Apotheken sollte zudem ermöglicht werden, als Shop im Shop in Einzelhandelsgeschäften Präsenz zu zeigen. Außerdem sollten sie ihr Sortiment um nicht gesundheitsspezifische Produkte erweitern dürfen, wenn gewünscht. Diese Vorschläge hat die Monopolkommission der Bundesregierung schon vor Jahren unterbreitet. Diese Liberalisierung ist überfällig. Möglich ist zudem, dass Apotheker vor Ort für die persönliche Ausgabe von Medikamenten und für spezifische pharmazeutischer Beratung und Dienstleistung eine zusätzliche Prämie durch die Kassen erhalten. Not- und Nachtdienste müssten besser honoriert und die Sicherstellung des Angebotes in dünn besiedelten Räumen finanziert werden.
Wir wissen: Viele wollen an den bestehenden Regeln festhalten oder gar den Wettbewerb wieder beschränken. Ja, wirtschaftliche Interessen der Etablierten muss man ernst nehmen.
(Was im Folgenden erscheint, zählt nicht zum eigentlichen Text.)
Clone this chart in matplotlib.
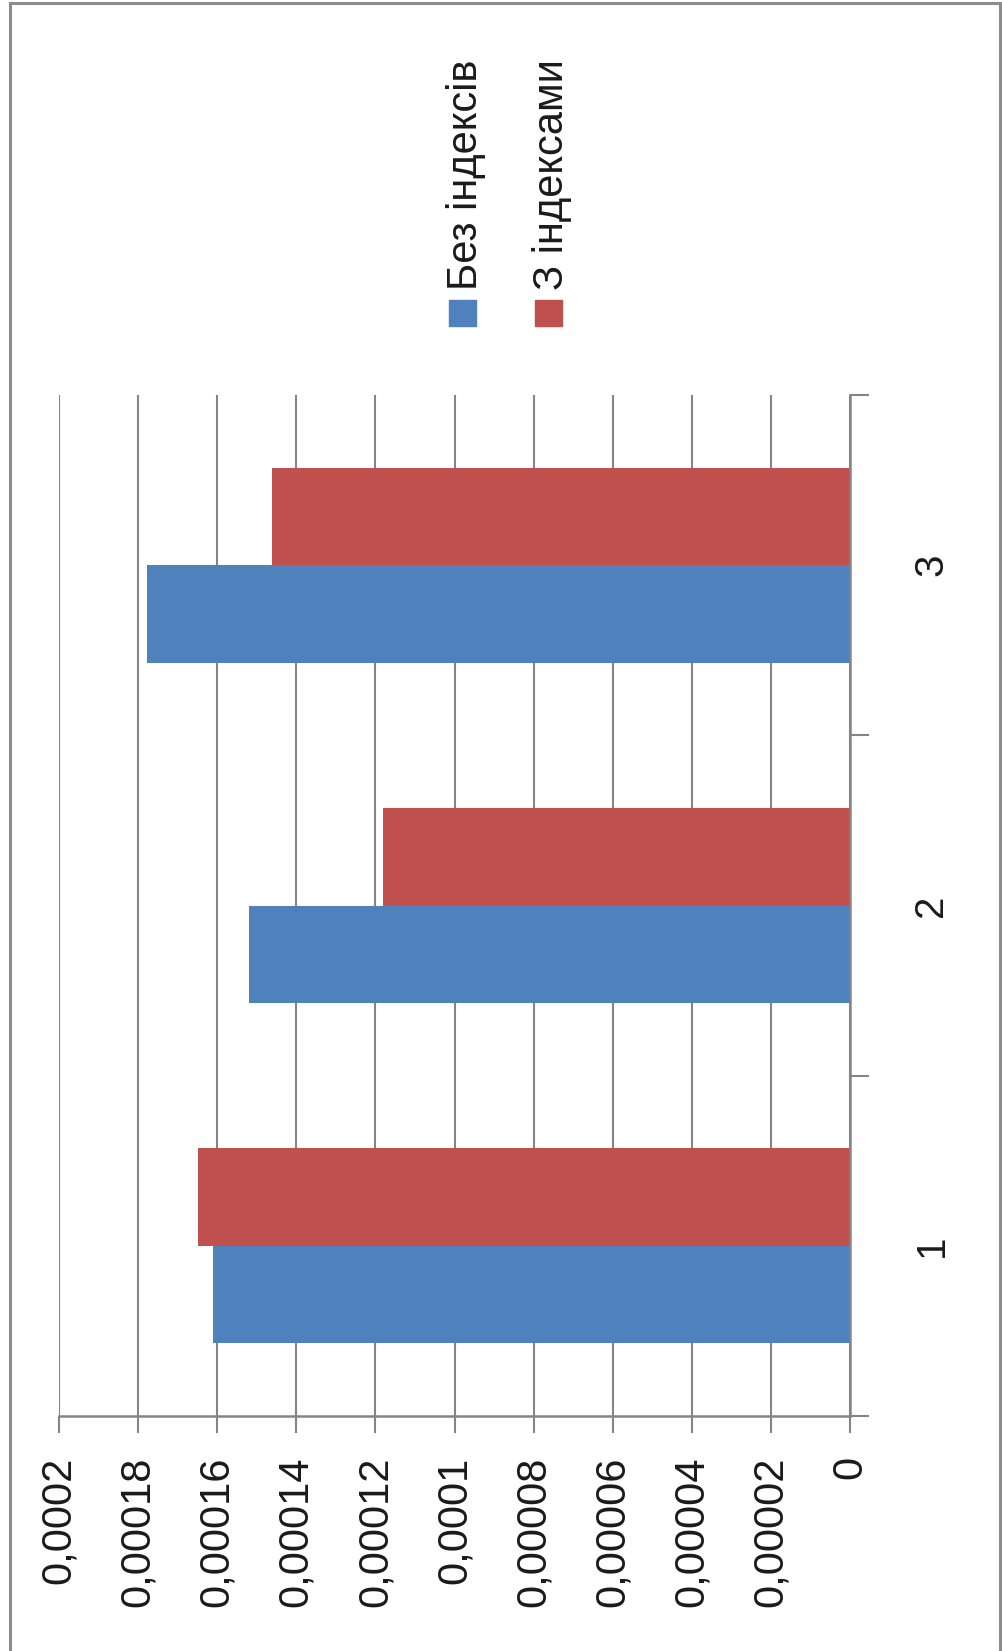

Genauso gibt es aber Menschen, die sich als Patienten und Kunden von einer Öffnung des Marktes und einer Weiterentwicklung (digitaler) Angebote gute Beratung, komfortablere Logistik und günstige Preise versprechen. Wir sollten die Interessen beider Seiten berücksichtigen – und Rahmenbedingungen schaffen, in denen ein differenziertes Angebot möglich ist. Denn eines habe ich aus der Korrespondenz mit vielen Apothekern gelernt: Es gibt auch in ihren Reihen wesentlich mehr Bereitschaft zur Veränderung, als es mancher Interessenvertreter glaubt.